Langsung aja ceritanya biar cepet, kita bersepuluh sampe di stasiun dan langsung aik angkot menuju Lembah Salak. Gw lupa gimana rute-rutenya, pokoknya kita udah sampe aja. Begitu sampe, izin sama orang yang punya tempat buat kita inapin di atas sana.Yap, track 'Subhanallah' ini memang sejenis kaya naik gunung gitu deh, tapi bukan naik gunung beneran. Jadi pas nanti di atas sana, ada rumah kosong (beneran kosong gak ada isinya) buat tempat istirahat petani-petani gitu karena ladang mereka ada di atas sana. Setelah minta izin, kita langsung jalan ke sana. Perjalanan menuju kesana kira-kira memakan waktu 2 jam, dan menanjak dengan pemandangan jurang (jurang kok dijadiin pemandangan). Karena dari semua peserta cuma satu orang doang yang anak gunung, makanya pada ngerasa perjalanan ke atas itu capek. Yaaa dari sini juga kenapa ini kita namakan track 'Subhanallah', karena sepanjang jalan pada ngeluh 'subhanallah capeknya'. Tapi si Syapik yang jadi satu-satunya anak gunung mah tetep aja sabar dan selalu bilang bentar lagi sampe bentar lagi sampe, padahal sih gak nyampe-nyampe.

di perjalanan

hampir sampai di rumah istirahat para petani

Sampai di atas, sepi, cuma ada rumah satu itu yang tadi gw bilang, dan ladang beserta pohon-pohon liarnya. Seperti biasa, jalan-jalan kita ya emang biasa aja tempatnya. Karena gak tau mesti ngapain, jadi kita keliling-keliling aja sampe malam. Malamnya dingin memutuskan kita buat bikin api unggun. Karena dingin juga, dan sialnya cowok semua (ada cewek juga lu gak ngapain-ngapain, mblo) maka kita main-main aja gak jelas biar capek dan keringetan. Dan begitu tengah malam, abis liat pemandangan bintang-bintang, kita memutuskan untuk masuk ke dalam rumah. Mungkin karena kebawa suasana pemandangan bintang-bintang tadi, dan udah tengah malam juga, si Ukak yang konon otak cerdasnya dimulai dari tengah malam sampe subuh ini mulai ngomongin astronomi. Singkat aja karena gw juga gagal paham sama yang diomongin Ukak, kita semua langsung tidur.

jalan-jalan malam

main ala-ala cheerleaders

foto-foto peserta minus Syapik

rebutan masuk frame foto


Subuhnya, kita semua bangun dan memutuskan untuk ngeliat sunrise. Biar dapet view yang bagus, kita naik ke atas (yaiyalah naik ke atas, masa iya naik ke bawah). Well, kita dapat pemandangan sunrise yang bagus. Dan pada akhirnya kita menggunakan bisa kata 'subhanallah' sesuai dengan koridornya, "Subhanallah bagus banget pemandangannya!". Tapi karena ceritanya masih jaman dulu (berasa tua), kamera jaman itu masih ala kadarnya (padahal sih bawa kamera SLR, tapi skill capture fotonya masih pada ala kadarnya).

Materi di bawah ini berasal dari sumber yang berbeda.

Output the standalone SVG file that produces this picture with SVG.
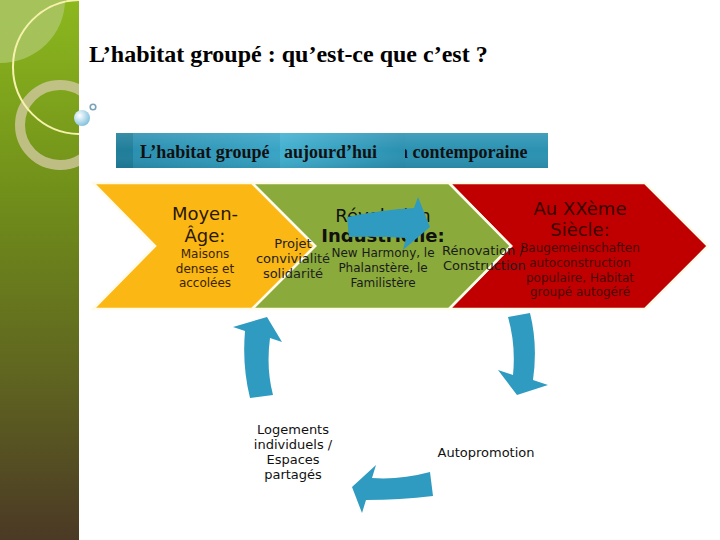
<svg xmlns="http://www.w3.org/2000/svg" width="720" height="540" viewBox="0 0 720 540">
<defs>
<linearGradient id="side" x1="0" y1="0" x2="0" y2="1">
<stop offset="0" stop-color="#8cb81e"/>
<stop offset="0.35" stop-color="#71901a"/>
<stop offset="0.7" stop-color="#5f6420"/>
<stop offset="1" stop-color="#4b3925"/>
</linearGradient>
<radialGradient id="bubble" cx="0.35" cy="0.35" r="0.7">
<stop offset="0" stop-color="#ffffff"/>
<stop offset="1" stop-color="#7fc0dc"/>
</radialGradient>
<linearGradient id="seg2" x1="0" y1="0" x2="1" y2="0">
<stop offset="0" stop-color="#2a8fb0"/>
<stop offset="1" stop-color="#38a4c5"/>
</linearGradient>
<linearGradient id="seg3" x1="0" y1="0" x2="1" y2="0">
<stop offset="0" stop-color="#42b0d0"/>
<stop offset="1" stop-color="#2a90b0"/>
</linearGradient>
<linearGradient id="shade" x1="0" y1="0" x2="0" y2="1">
<stop offset="0" stop-color="#ffffff" stop-opacity="0.12"/>
<stop offset="0.5" stop-color="#ffffff" stop-opacity="0"/>
<stop offset="1" stop-color="#000000" stop-opacity="0.08"/>
</linearGradient>
<clipPath id="seg4clip"><rect x="405" y="133" width="143" height="35"/></clipPath>
<clipPath id="sideclip"><rect x="0" y="0" width="79" height="540"/></clipPath>
<style>
.ttl{font-family:"Liberation Serif","Times New Roman",serif;font-weight:bold;fill:#000}
.bar{font-family:"Liberation Serif","Times New Roman",serif;font-weight:bold;font-size:18px;fill:#111}
.hd{font-family:"DejaVu Sans",Verdana,sans-serif;font-size:18px;text-anchor:middle}
.bd{font-family:"DejaVu Sans",Verdana,sans-serif;font-size:12px;text-anchor:middle}
.md{font-family:"DejaVu Sans",Verdana,sans-serif;font-size:13px}
.chev{stroke:#fffbea;stroke-width:2.5;stroke-linejoin:miter}
.arr{fill:#2f9bc1}
</style>
</defs>

<g id="background">
<rect width="720" height="540" fill="#ffffff"/>
<rect x="0" y="0" width="79" height="540" fill="url(#side)"/>
<g clip-path="url(#sideclip)">
<path d="M0,0 H65 A65,63 0 0 1 0,63 Z" fill="#a8c462" opacity="0.9"/>
<circle cx="60" cy="125" r="40" fill="none" stroke="#cbc696" stroke-width="10" opacity="0.85"/>
<circle cx="80" cy="67" r="67" fill="none" stroke="#f6f2ac" stroke-width="2"/>
</g>
<circle cx="82" cy="118" r="8" fill="url(#bubble)"/>
<circle cx="93" cy="107" r="2.8" fill="none" stroke="#7aa2b8" stroke-width="1.6"/>
</g>

<g id="title">
<text class="ttl" x="89" y="62" font-size="24">L’habitat groupé : qu’est-ce que c’est ?</text>
</g>

<g id="banner">
<rect x="116" y="133" width="17" height="35" fill="#1f7e9a"/>
<rect x="133" y="133" width="147" height="35" fill="url(#seg2)"/>
<rect x="280" y="133" width="125" height="35" fill="url(#seg3)"/>
<rect x="405" y="133" width="143" height="35" fill="#2b92b2"/>
<rect x="116" y="133" width="432" height="35" fill="url(#shade)"/>
<text class="bar" x="140" y="158">L’habitat groupé</text>
<text class="bar" x="284" y="158">aujourd’hui</text>
<text class="bar" x="398" y="158" clip-path="url(#seg4clip)">n contemporaine</text>
</g>

<g id="node-xxe">
<polygon class="chev" points="449,183 645,183 708,246 645,309 449,309 511,246" fill="#c00000"/>
<text class="hd" x="580" y="215" fill="#3a0000">Au XXème</text>
<text class="hd" x="580" y="236" fill="#3a0000">Siècle:</text>
<text class="bd" x="580" y="252" fill="#4a0606">Baugemeinschaften</text>
<text class="bd" x="580" y="267" fill="#4a0606">autoconstruction</text>
<text class="bd" x="580" y="282" fill="#4a0606">populaire, Habitat</text>
<text class="bd" x="580" y="296" fill="#4a0606">groupé autogéré</text>
</g>

<g id="node-revolution">
<polygon class="chev" points="252,183 449,183 511,246 449,309 252,309 315,246" fill="#8aaa3b"/>
<text class="hd" x="383" y="222" fill="#111">Révolution</text>
<text class="hd" x="383" y="242" fill="#111" font-weight="bold">Industrielle:</text>
<text class="bd" x="383" y="257" fill="#1a1a1a">New Harmony, le</text>
<text class="bd" x="383" y="272" fill="#1a1a1a">Phalanstère, le</text>
<text class="bd" x="383" y="287" fill="#1a1a1a">Familistère</text>
</g>

<g id="node-moyen-age">
<polygon class="chev" points="93,183 252,183 315,246 252,309 93,309 155,246" fill="#fbb714"/>
<text class="hd" x="205" y="220" fill="#2a1800">Moyen-</text>
<text class="hd" x="205" y="242" fill="#2a1800">Âge:</text>
<text class="bd" x="205" y="258" fill="#3a2400">Maisons</text>
<text class="bd" x="205" y="273" fill="#3a2400">denses et</text>
<text class="bd" x="205" y="287" fill="#3a2400">accolées</text>
</g>

<g id="node-projet">
<text class="md" x="293" y="248" text-anchor="middle" fill="#222">Projet</text>
<text class="md" x="293" y="263" text-anchor="middle" fill="#222">convivialité</text>
<text class="md" x="293" y="278" text-anchor="middle" fill="#222">solidarité</text>
</g>

<g id="node-renovation">
<text class="md" x="442" y="255" fill="#1a1a1a">Rénovation /</text>
<text class="md" x="443" y="270" fill="#1a1a1a">Construction</text>
</g>

<g id="node-logements">
<text class="md" x="293" y="434" text-anchor="middle" fill="#111">Logements</text>
<text class="md" x="293" y="449" text-anchor="middle" fill="#111">individuels /</text>
<text class="md" x="293" y="464" text-anchor="middle" fill="#111">Espaces</text>
<text class="md" x="293" y="479" text-anchor="middle" fill="#111">partagés</text>
</g>

<g id="node-autopromotion">
<text class="md" x="486" y="457" text-anchor="middle" fill="#111">Autopromotion</text>
</g>

<g id="connectors">
<path class="arr" d="M347,217 Q380,210 414,208 L418,197 L430,227 L403,250 L406,238 Q378,236 349,237 Z"/>
<path class="arr" d="M508,317 L530,313 Q538,345 533,380 L548,385 L517,395 L498,370 L513,375 Q516,345 508,317 Z"/>
<path class="arr" d="M430,472 L433,496 Q400,500 366,500 L362,513 L352,487 L376,465 L372,478 Q400,480 430,472 Z"/>
<path class="arr" d="M250,398 Q242,366 245,331 L233,327 L267,317 L282,342 L270,338 Q266,368 273,395 Z"/>
</g>
</svg>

"Subhanallah sunrise-nya!"

sunrise


Siangnya, Ukak minta pulang karena ada janji sama Mamanya. Tapi kita semua sok akting gak mau pulang. Ukak akhirnya memutuskan buat pulang sendiri dan langsung cus turun dari Lembah Salak. Selang beberapa menit, kita semua langsung beres-beres dan nguntilin Ukak dari belakang. Karena bukan jam cerdasnya Ukak, sepanjang jalan Ukak terlihat bingung menentukan rute jalan pulang. Karena gak tega, akhirnya kita tetep ngumpet (lah?). Tapi akhirnya ketahuan dan yaa mau gak mau kita kasih tau rute yang benar.

Okay, mungkin ceritanya seru cuma buat yang ikut perjalanan ini aja, tapi pesan yang mau gw sampaikan adalah tidak peduli tempatnya seperti apa, medan perjalanannya seperti apa, sepanjang kita jalan sama temen-temen yang memberikan rasa kebersamaan, perjalanan apapun akan kerasa seru dan berkesan. Biasanya sih rumusnya, semakin susah perjalanan, semakin gede rasa kebersamaannya.